BEIJING, June 21 (Reuters) -The European Union could trigger a 'trade war' if it continues to escalate tensions, China's commerce ministry said on Friday, accusing the bloc of foul play during its eight-month anti-subsidy probe into Chinese electric vehicles.

Last week, the European Commission proposed tariffs of up to 38.1% on electric vehicle imports from China despite Beijing's protest, plunging trade ties to a new low and risking punitive retaliatory action.

"The European side continues to escalate trade frictions and could trigger a 'trade war'," a statement attributed to the commerce ministry's spokesperson said. "The responsibility lies entirely with the European side."

The statement was published about an hour before the arrival of German Economy Minister Robert Habeck in Beijing, where he is expected to explain the recent tariff announcement and try to allay the risk of retaliation from China that could harm German businesses.

Chinese automakers on Tuesday urged Beijing to hit back by hiking tariffs on European gasoline-powered imported cars with large-engines.

German carmakers would be the most exposed to any counter moves from China, as almost a third of their sales came from the $18.6 trillion economy last year.
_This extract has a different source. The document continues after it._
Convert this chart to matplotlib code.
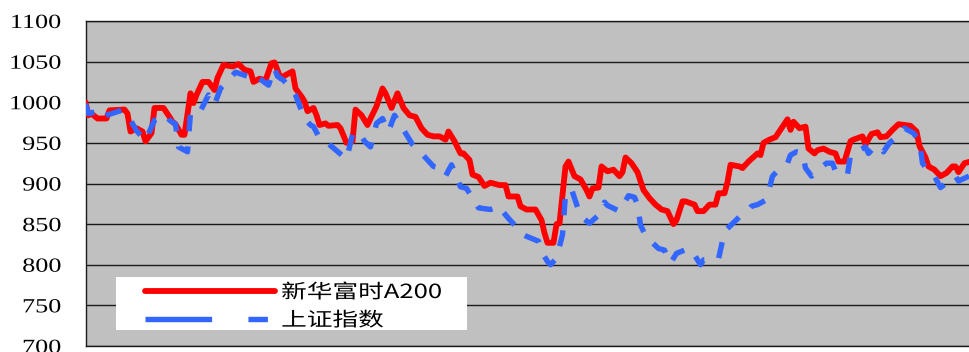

EU car exports to China were worth 19.4 billion euros ($20.8 billion) in 2023, while the bloc bought 9.7 billion euros of electric vehicles from China, according to EU statistics agency figures.

"It seems probable that Beijing will raise tariffs up to 25% for Europe-made cars with 2.5 or above litre engines," said Jacob Gunter, lead analyst at MERICS, a Berlin-based China studies institute.

"First, it will show domestic audiences that the government is aiming right back at the automotive trade in response to the EU tariffs. Second, it will create a sense of urgency for mostly German automakers to work hard to see them undone through lobbying at home," he added.


EU trade policy is turning increasingly protective due to concerns China's production-focused, debt-driven development model could see it flooded with cheap goods as Chinese firms look to boost sales overseas due to weak demand at home.

But China decries accusations its firms benefit from unfair subsidies or that it has an overcapacity problem, and argues its rise in the global EV industry, as well as in solar panels and batteries, is driven by innovation and complete supply chains.

"When European Commission President Von der Leyen announced she would investigate China's new energy vehicles... I had an intuitive feeling it was not only an economic issue, but also a geopolitical issue," said Zhang Yansheng, chief research fellow, China Center for International Economic Exchanges.

"Personally, I think it is unfair to start a tariff war by only taking into consideration the capacity utilisation rate and insufficient demand," he added.

In its statement, the commerce ministry said it believed Brussels had not played by the rules. It accused Brussels of improperly using the "countervailing duties investigation tool", failing to comply with World Trade Organization rules by independently initiating its EV probe, and "intimidating and coercing" Chinese firms to hand over information.

Beijing has launched an anti-dumping investigation into EU pork imports, which the commerce ministry says was prompted by a complaint submitted by the China Animal Husbandry Association.

On Thursday, He Yadong, commerce ministry spokesperson, said the Commission had "mandatorily required" Chinese automakers hand over an unprecedented amount of information and "more than what is required for a countervailing duties investigation", when asked by Chinese state radio whether the EU had sought to spy on China's EV industry.